───── SOURCE EXCERPT
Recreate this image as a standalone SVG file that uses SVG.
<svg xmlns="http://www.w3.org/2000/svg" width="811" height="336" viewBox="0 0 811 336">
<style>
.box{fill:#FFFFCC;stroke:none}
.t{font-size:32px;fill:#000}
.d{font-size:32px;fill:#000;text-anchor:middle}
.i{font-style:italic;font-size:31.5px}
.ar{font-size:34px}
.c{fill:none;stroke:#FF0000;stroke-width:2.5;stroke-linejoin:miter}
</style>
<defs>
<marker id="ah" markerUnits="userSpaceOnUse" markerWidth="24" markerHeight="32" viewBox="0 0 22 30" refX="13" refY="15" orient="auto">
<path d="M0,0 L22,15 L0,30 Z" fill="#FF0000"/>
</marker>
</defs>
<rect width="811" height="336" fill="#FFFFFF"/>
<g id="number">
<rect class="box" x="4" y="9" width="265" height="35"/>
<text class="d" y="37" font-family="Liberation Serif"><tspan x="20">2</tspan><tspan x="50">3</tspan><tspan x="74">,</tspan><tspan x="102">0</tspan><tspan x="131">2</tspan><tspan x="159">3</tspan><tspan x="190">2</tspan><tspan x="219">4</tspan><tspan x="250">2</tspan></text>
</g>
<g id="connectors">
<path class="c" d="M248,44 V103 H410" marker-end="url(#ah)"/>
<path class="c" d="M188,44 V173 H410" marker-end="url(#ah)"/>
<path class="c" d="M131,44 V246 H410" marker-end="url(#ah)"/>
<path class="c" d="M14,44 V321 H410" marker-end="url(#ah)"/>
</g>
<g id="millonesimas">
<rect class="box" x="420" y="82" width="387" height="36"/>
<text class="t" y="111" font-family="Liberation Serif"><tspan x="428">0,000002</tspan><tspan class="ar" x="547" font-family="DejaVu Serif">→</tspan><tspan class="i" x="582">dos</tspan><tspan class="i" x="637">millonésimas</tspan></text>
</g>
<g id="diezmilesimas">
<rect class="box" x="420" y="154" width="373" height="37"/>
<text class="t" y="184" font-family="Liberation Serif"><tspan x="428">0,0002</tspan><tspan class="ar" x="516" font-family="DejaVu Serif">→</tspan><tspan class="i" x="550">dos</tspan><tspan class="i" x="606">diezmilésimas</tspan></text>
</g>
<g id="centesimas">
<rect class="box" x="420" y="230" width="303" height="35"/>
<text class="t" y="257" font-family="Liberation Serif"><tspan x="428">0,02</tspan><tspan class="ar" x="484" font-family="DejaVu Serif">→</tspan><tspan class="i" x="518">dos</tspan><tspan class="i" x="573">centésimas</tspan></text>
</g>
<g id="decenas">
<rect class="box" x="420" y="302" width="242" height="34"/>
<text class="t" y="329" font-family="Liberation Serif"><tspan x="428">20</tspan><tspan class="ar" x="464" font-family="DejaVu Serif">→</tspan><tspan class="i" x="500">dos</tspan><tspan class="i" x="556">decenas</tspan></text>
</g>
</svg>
──────────
| DIRECTIONS FOR THIS TASK |
Reproduce the listing shown above in its entirety, exactly.

| RESULT OF THE EXERCISE |
Recreate this image as a standalone SVG file that uses SVG.
<svg xmlns="http://www.w3.org/2000/svg" width="811" height="336" viewBox="0 0 811 336">
<style>
.box{fill:#FFFFCC;stroke:none}
.t{font-size:32px;fill:#000}
.d{font-size:32px;fill:#000;text-anchor:middle}
.i{font-style:italic;font-size:31.5px}
.ar{font-size:34px}
.c{fill:none;stroke:#FF0000;stroke-width:2.5;stroke-linejoin:miter}
</style>
<defs>
<marker id="ah" markerUnits="userSpaceOnUse" markerWidth="24" markerHeight="32" viewBox="0 0 22 30" refX="13" refY="15" orient="auto">
<path d="M0,0 L22,15 L0,30 Z" fill="#FF0000"/>
</marker>
</defs>
<rect width="811" height="336" fill="#FFFFFF"/>
<g id="number">
<rect class="box" x="4" y="9" width="265" height="35"/>
<text class="d" y="37" font-family="Liberation Serif"><tspan x="20">2</tspan><tspan x="50">3</tspan><tspan x="74">,</tspan><tspan x="102">0</tspan><tspan x="131">2</tspan><tspan x="159">3</tspan><tspan x="190">2</tspan><tspan x="219">4</tspan><tspan x="250">2</tspan></text>
</g>
<g id="connectors">
<path class="c" d="M248,44 V103 H410" marker-end="url(#ah)"/>
<path class="c" d="M188,44 V173 H410" marker-end="url(#ah)"/>
<path class="c" d="M131,44 V246 H410" marker-end="url(#ah)"/>
<path class="c" d="M14,44 V321 H410" marker-end="url(#ah)"/>
</g>
<g id="millonesimas">
<rect class="box" x="420" y="82" width="387" height="36"/>
<text class="t" y="111" font-family="Liberation Serif"><tspan x="428">0,000002</tspan><tspan class="ar" x="547" font-family="DejaVu Serif">→</tspan><tspan class="i" x="582">dos</tspan><tspan class="i" x="637">millonésimas</tspan></text>
</g>
<g id="diezmilesimas">
<rect class="box" x="420" y="154" width="373" height="37"/>
<text class="t" y="184" font-family="Liberation Serif"><tspan x="428">0,0002</tspan><tspan class="ar" x="516" font-family="DejaVu Serif">→</tspan><tspan class="i" x="550">dos</tspan><tspan class="i" x="606">diezmilésimas</tspan></text>
</g>
<g id="centesimas">
<rect class="box" x="420" y="230" width="303" height="35"/>
<text class="t" y="257" font-family="Liberation Serif"><tspan x="428">0,02</tspan><tspan class="ar" x="484" font-family="DejaVu Serif">→</tspan><tspan class="i" x="518">dos</tspan><tspan class="i" x="573">centésimas</tspan></text>
</g>
<g id="decenas">
<rect class="box" x="420" y="302" width="242" height="34"/>
<text class="t" y="329" font-family="Liberation Serif"><tspan x="428">20</tspan><tspan class="ar" x="464" font-family="DejaVu Serif">→</tspan><tspan class="i" x="500">dos</tspan><tspan class="i" x="556">decenas</tspan></text>
</g>
</svg>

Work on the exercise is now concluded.